Doug LeBlanc, over at GetReligion, has an interesting piece up on the gay marriage issue.
He links to this Boston Globe piece that I tease out here:
The three major associations of Greater Boston's black clergy, exercising their considerable influence within the minority community and asserting moral authority on civil rights matters, have shaken up the debate over same-sex marriage with their insistence that the quest by gays and lesbians for marriage licenses is not a civil rights issue. The Black Ministerial Alliance, the Boston Ten Point Coalition, and the Cambridge Black Pastors Conference issued a joint statement this weekend opposing gay marriage.
In response, gay and lesbian African-Americans are hastily pulling together an organization they say will seek to end their invisibility within the black church.

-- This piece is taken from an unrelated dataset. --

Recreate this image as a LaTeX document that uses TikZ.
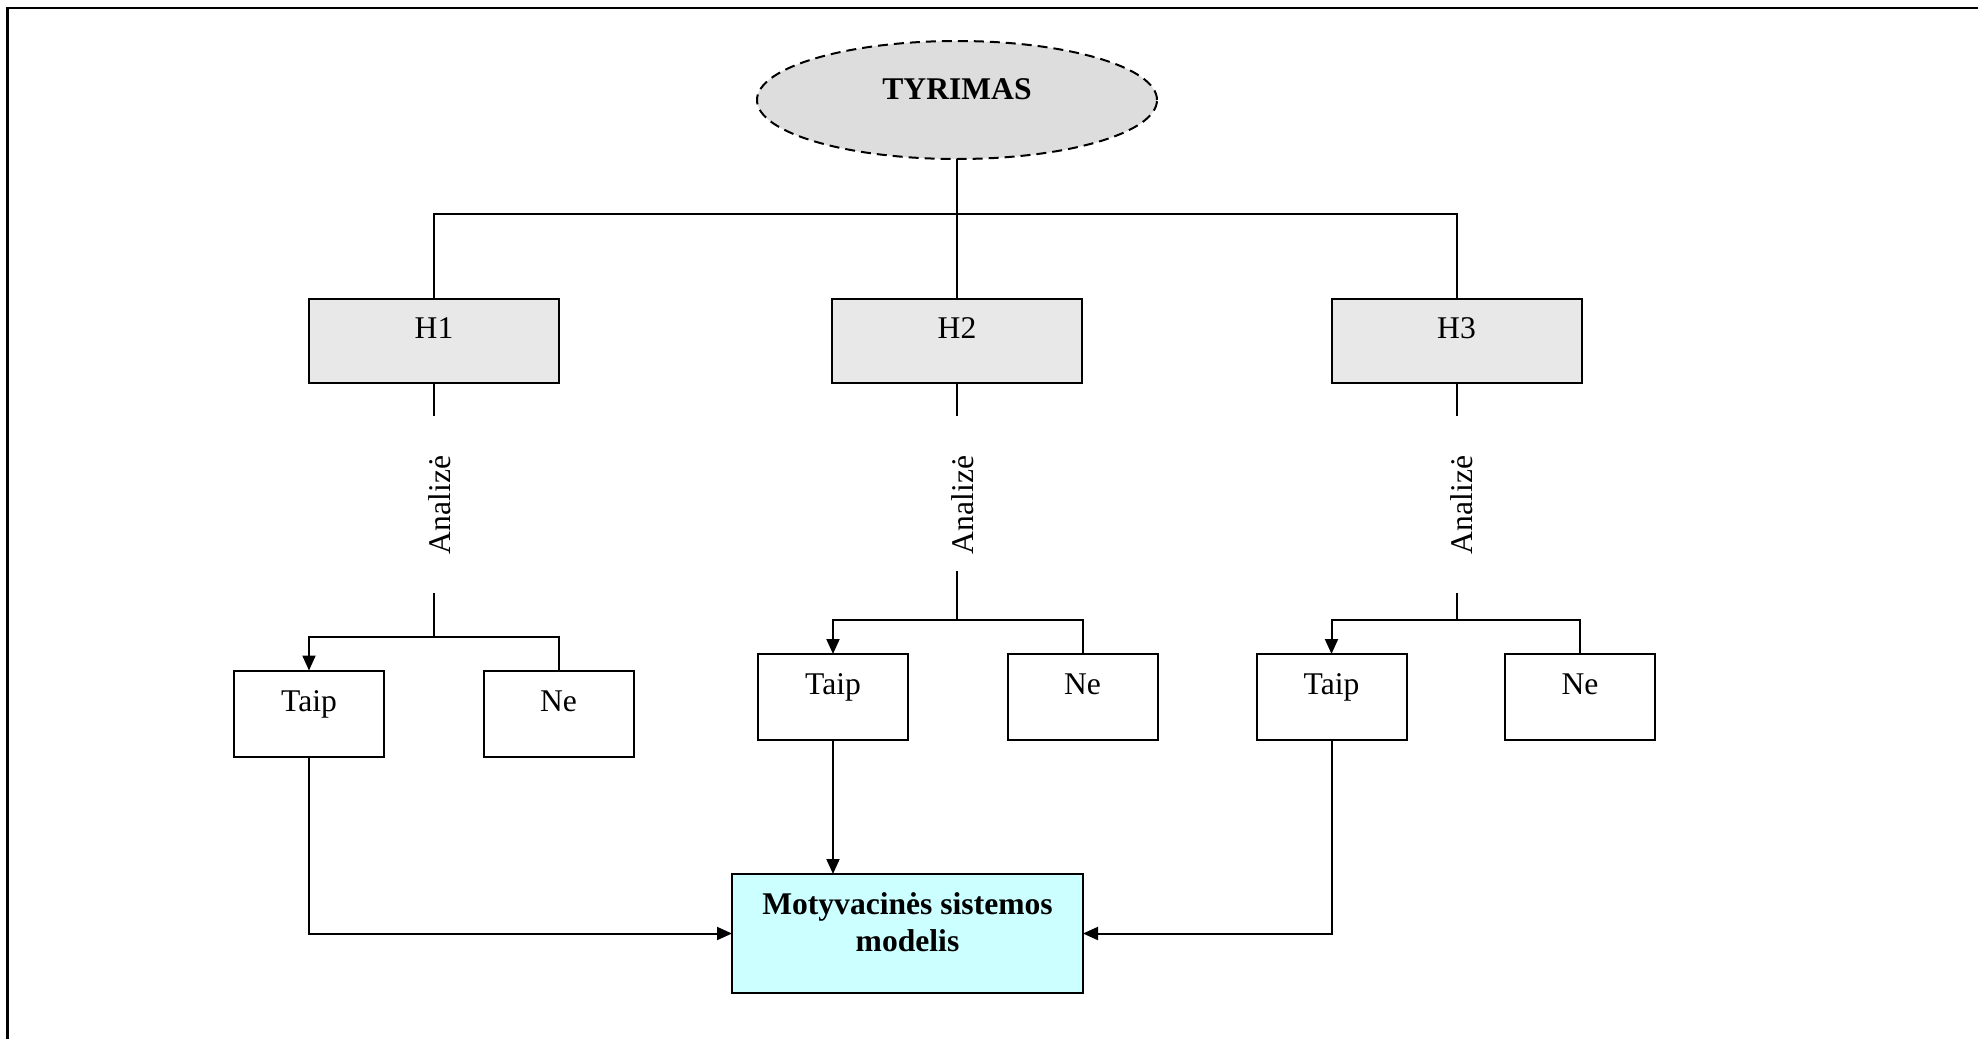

But the region's black pastors, some long associated with liberal political causes, say they are proud to be speaking out on an issue they consider to be hugely important.
What drives their collective motivations, their willingness to go against the leftist flow?
"As black preachers, we are progressive in our social consciousness, and in our political ideology as an oppressed people we will often be against the status quo, but our first call is to hear the voice of God in our Scriptures, and where an issue clearly contradicts our understanding of Scripture, we have to apply that understanding," said the Rev. Gregory G. Groover Sr., pastor of Charles Street African Methodist Episcopal Church in Boston.
Amen Rev, amen...
Risking offense and perhaps showing more cynicism than I should, I can't help but wonder why the good Reverend doesn't apply the understanding of Scripture and it's call to depend upon God for sustenance, and lead his people away from the unhealthy dependence upon the god of government?